As the critical dimensions in semiconductor technologies continue to scale into the nanoscale regime, device speeds are increasing significantly, the supply voltage is decreasing very significantly while the threshold voltage is not being reduced as aggressively. Technology scaling and the associated reduction of the supply voltage leads to a reduction of power consumption for digital ICs while still allowing the clock rate to increase. For analog front-end circuits power supply scaling is becoming a fundamental limitation. These circuits provide the indispensable interface between the analog physical world and the digital signal processing architecture. The reduction of the signal amplitude, due to drastically lower power supplies in nanoscale semiconductors, results in a very significant reduction in the accuracy of the analog circuits.

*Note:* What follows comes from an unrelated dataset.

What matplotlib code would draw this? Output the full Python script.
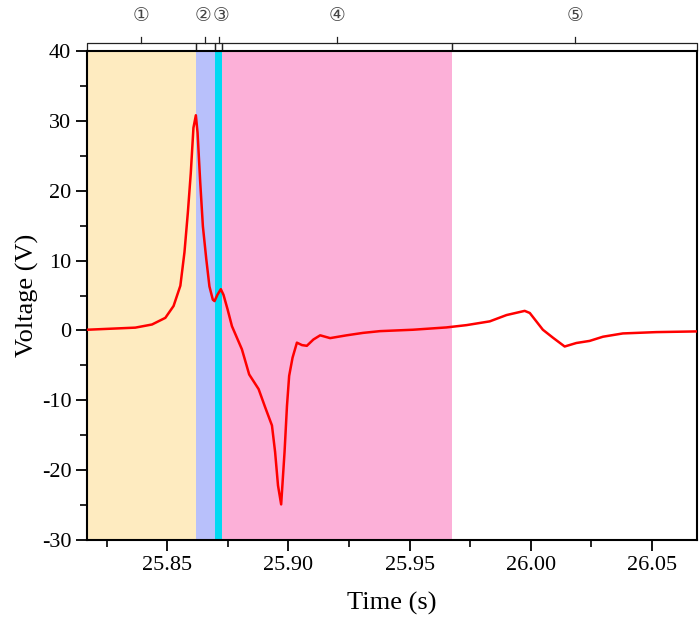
import numpy as np
import matplotlib
matplotlib.use("Agg")
import matplotlib.pyplot as plt
from matplotlib.ticker import MultipleLocator
import matplotlib.transforms as mtransforms


# Spannungsverlauf
zeit = [25.8170, 25.8368, 25.8437, 25.8492, 25.8526, 25.8554, 25.8571, 25.8585,
        25.8597, 25.8608, 25.8618, 25.8625, 25.8636, 25.8647, 25.8661, 25.8674,
        25.8688, 25.8695, 25.8707, 25.8721, 25.8732, 25.8749, 25.8767, 25.8808,
        25.8838, 25.8877, 25.8904, 25.8932, 25.8945, 25.8957, 25.8970, 25.8984,
        25.8994, 25.9003, 25.9017, 25.9035, 25.9056, 25.9076, 25.9103, 25.9131,
        25.9172, 25.9240, 25.9308, 25.9378, 25.9514, 25.9652, 25.9735, 25.9831,
        25.9900, 25.9975, 25.9996, 26.0050, 26.0092, 26.0140, 26.0188, 26.0243,
        26.0298, 26.0380, 26.0518, 26.0686]
spannung = [0.1, 0.4, 0.85, 1.8, 3.5, 6.4, 11.2, 16.9,
            22.5, 29.0, 30.8, 28.3, 21.2, 14.9, 10.2, 6.3,
            4.4, 4.2, 5.1, 5.9, 5.1, 3.0, 0.6, -2.7,
            -6.3, -8.4, -11.0, -13.6, -17.4, -22.2, -24.9, -17.4,
            -10.8, -6.5, -3.9, -1.75, -2.1, -2.2, -1.3, -0.7,
            -1.1, -0.7, -0.35, -0.1, 0.1, 0.43, 0.76, 1.3,
            2.2, 2.8, 2.5, 0.1, -1.05, -2.3, -1.8, -1.5,
            -0.9, -0.43, -0.24, -0.14]

# Phasengrenzen
grenzen = [25.8170, 25.8617, 25.8696, 25.8727, 25.9676, 26.0686]
farben = ["#FEEBC0", "#B8C0FB", "#00D9F2", "#FCB0D8", None]
phasen = ["\u2460", "\u2461", "\u2462", "\u2463", "\u2464"]


def main():
    plt.rcParams["font.family"] = ["Liberation Serif", "DejaVu Serif"]
    plt.rcParams["axes.unicode_minus"] = False
    fig = plt.figure(figsize=(6.99, 6.21), dpi=100)
    ax = fig.add_axes([0.1249, 0.1304, 0.8722, 0.7875])

    for i in range(len(phasen)):
        if farben[i] is not None:
            ax.axvspan(grenzen[i], grenzen[i + 1], color=farben[i], lw=0, zorder=0)

    ax.plot(zeit, spannung, color="#FF0000", lw=1.8, zorder=3)

    ax.set_xlim(grenzen[0], grenzen[-1])
    ax.set_ylim(-30, 40)
    ax.xaxis.set_major_locator(MultipleLocator(0.05))
    ax.xaxis.set_minor_locator(MultipleLocator(0.025))
    ax.yaxis.set_major_locator(MultipleLocator(10))
    ax.yaxis.set_minor_locator(MultipleLocator(5))
    ax.xaxis.set_major_formatter(plt.FormatStrFormatter("%.2f"))
    ax.tick_params(which="major", direction="out", length=8, width=1.3, labelsize=16)
    ax.tick_params(which="minor", direction="out", length=5, width=1.2)
    for s in ax.spines.values():
        s.set_linewidth(1.5)

    ax.set_xlabel("Time (s)", fontsize=19, labelpad=12)
    ax.set_ylabel("Voltage (V)", fontsize=19, labelpad=2)

    # Klammern ueber den Phasen
    trans = mtransforms.blended_transform_factory(ax.transData, ax.transAxes)
    y_h, y_end, y_top, y_txt = 1.0164, 1.003, 1.0286, 1.0716
    versatz = [0, -1.5, 2, 0, 0]
    for i in range(len(phasen)):
        a, b = grenzen[i], grenzen[i + 1]
        m = (a + b) / 2
        ax.plot([a, a, b, b], [y_end, y_h, y_h, y_end], color="#222222", lw=0.9,
                transform=trans, clip_on=False)
        ax.plot([m, m], [y_h, y_top], color="#222222", lw=0.9,
                transform=trans, clip_on=False)
        ax.annotate(phasen[i], xy=(m, y_txt), xycoords=trans,
                    xytext=(versatz[i], 0), textcoords="offset points",
                    ha="center", va="center", fontsize=13.5, color="#444444",
                    family=["DejaVu Sans"])

    fig.savefig("out.png", dpi=100)


if __name__ == "__main__":
    main()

A novel approach is needed for end-to-end signal processing below 1~V. Rather than being limited by the disappearing voltage headroom, the emergence of phenomenal device speeds has to be used. A paradigm shift is in order - instead of encoding information in the amplitude domain, time domain encoding should be employed.
The research investigates a new theoretical foundation for the representation and computation of information in the time domain. Three main research themes are studied: (i) Information Representation and Signal Recovery in the Time Domain, (ii) Computation in the Time Domain, and (iii) Real-Time Algorithms and Robustness.
The research extends the representation of one dimensional time dependent signals to two and three dimensional space-time signals. By adding one or two spatial dimensions, models of speech and video processing inspired by the inner ear and the retina, two of the key natural sensory systems can be explored. The intellectual merit of this project is in devising an unique approach for computation in the time domain that is inspired by models arising in natural sensory systems and is established on sound theoretical foundations of cutting edge mathematical modeling. The broader impacts of the proposed activity include (i) an exploration of the vast potential in the crossroads of neuroscience and nanotechnology, and (ii) an interdisciplinary undergraduate capstone lab project and a graduate level course.
LEVEL OF EFFORT ===============
At the recommended level of support, the PI will make every effort to meet the original scope and level of effort of the project.